┌──

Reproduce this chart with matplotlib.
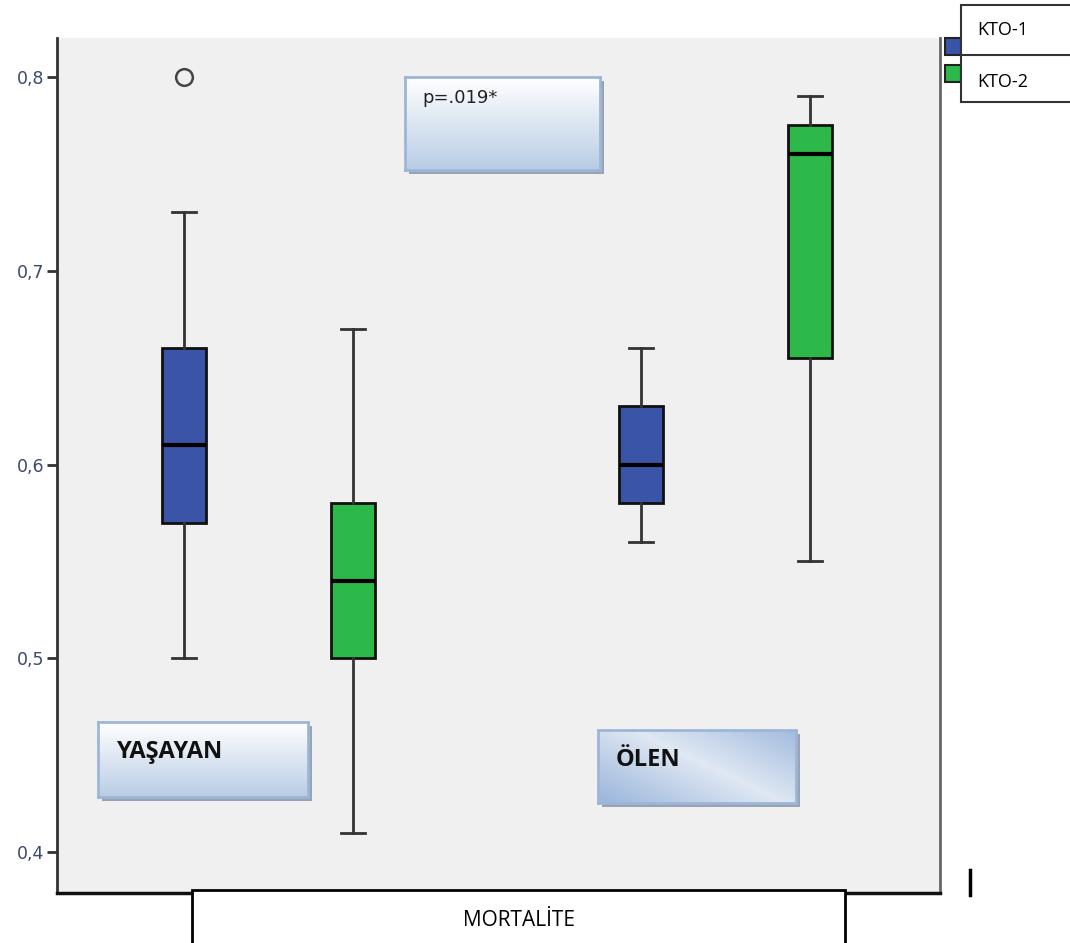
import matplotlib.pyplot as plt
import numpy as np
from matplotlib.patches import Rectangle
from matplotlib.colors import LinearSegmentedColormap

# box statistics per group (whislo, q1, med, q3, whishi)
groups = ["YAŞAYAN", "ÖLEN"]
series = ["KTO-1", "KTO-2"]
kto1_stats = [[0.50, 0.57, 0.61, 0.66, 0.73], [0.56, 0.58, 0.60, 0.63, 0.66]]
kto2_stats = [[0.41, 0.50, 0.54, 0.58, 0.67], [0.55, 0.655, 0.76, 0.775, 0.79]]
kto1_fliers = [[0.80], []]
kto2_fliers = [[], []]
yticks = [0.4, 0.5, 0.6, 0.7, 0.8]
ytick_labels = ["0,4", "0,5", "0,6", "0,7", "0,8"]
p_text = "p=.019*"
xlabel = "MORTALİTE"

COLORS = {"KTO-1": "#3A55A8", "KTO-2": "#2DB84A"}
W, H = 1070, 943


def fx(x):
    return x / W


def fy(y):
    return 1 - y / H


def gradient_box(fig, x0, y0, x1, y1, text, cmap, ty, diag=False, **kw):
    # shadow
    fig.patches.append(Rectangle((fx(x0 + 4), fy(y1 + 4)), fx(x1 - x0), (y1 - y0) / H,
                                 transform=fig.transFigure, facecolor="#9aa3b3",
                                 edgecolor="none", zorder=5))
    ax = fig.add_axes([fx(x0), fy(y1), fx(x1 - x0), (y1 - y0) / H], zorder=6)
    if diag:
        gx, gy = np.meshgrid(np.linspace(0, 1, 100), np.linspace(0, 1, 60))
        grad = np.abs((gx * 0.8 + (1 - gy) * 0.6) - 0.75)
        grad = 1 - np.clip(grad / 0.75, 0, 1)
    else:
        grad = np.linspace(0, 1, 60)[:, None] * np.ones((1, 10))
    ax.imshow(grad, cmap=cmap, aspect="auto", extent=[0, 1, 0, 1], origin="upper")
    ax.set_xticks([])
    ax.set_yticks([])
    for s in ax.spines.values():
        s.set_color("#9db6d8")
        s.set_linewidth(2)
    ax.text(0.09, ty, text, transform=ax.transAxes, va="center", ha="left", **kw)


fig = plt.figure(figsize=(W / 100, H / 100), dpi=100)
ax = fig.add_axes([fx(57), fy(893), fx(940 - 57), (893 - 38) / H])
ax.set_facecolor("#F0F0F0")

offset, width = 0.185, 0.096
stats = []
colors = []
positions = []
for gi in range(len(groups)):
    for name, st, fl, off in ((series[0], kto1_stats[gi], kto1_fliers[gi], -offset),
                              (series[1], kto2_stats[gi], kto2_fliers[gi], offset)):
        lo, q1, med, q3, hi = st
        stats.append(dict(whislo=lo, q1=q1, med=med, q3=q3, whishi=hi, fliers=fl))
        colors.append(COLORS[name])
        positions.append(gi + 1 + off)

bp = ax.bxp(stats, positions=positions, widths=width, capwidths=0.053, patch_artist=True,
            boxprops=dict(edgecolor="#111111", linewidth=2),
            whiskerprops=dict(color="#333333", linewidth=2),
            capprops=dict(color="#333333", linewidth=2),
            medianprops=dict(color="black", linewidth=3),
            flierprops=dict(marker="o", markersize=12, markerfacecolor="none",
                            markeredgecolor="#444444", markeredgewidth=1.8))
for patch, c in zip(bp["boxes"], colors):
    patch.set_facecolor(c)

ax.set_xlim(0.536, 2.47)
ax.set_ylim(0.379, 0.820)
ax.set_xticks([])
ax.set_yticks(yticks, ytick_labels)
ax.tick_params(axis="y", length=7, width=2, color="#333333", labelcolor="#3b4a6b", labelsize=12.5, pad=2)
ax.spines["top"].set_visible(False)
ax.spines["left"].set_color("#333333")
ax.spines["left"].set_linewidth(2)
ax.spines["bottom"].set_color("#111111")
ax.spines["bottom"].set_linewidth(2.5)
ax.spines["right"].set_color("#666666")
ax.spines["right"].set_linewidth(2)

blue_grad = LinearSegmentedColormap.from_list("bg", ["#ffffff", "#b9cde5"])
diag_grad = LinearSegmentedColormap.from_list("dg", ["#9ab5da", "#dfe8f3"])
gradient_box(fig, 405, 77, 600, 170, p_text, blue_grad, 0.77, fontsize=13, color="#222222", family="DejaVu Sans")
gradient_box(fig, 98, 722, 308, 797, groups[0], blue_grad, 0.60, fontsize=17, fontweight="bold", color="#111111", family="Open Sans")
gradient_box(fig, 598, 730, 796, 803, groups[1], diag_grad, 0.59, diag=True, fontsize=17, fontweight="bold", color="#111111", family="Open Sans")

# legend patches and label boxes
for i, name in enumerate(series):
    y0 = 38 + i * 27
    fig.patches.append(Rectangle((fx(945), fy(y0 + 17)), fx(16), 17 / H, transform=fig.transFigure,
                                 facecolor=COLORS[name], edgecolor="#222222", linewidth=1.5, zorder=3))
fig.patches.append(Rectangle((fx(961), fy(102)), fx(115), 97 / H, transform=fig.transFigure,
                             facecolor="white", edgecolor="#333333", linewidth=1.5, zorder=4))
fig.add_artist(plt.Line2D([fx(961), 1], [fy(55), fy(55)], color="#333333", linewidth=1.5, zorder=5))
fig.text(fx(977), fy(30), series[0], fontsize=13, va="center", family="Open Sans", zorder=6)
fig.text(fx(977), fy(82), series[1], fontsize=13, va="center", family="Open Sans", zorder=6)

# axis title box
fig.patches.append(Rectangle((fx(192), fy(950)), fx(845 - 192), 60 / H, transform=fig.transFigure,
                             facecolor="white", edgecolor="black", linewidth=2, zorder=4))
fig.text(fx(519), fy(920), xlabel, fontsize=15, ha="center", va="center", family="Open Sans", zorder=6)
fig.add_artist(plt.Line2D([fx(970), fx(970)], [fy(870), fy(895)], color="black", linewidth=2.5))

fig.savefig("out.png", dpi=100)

└──

**Exercise brief:** Leave out any pictures, please, and quote only the lines from the top of the data through the line that contains "from matplotlib.colors import".

**Full output:**
Reproduce this chart with matplotlib.
import matplotlib.pyplot as plt
import numpy as np
from matplotlib.patches import Rectangle
from matplotlib.colors import LinearSegmentedColormap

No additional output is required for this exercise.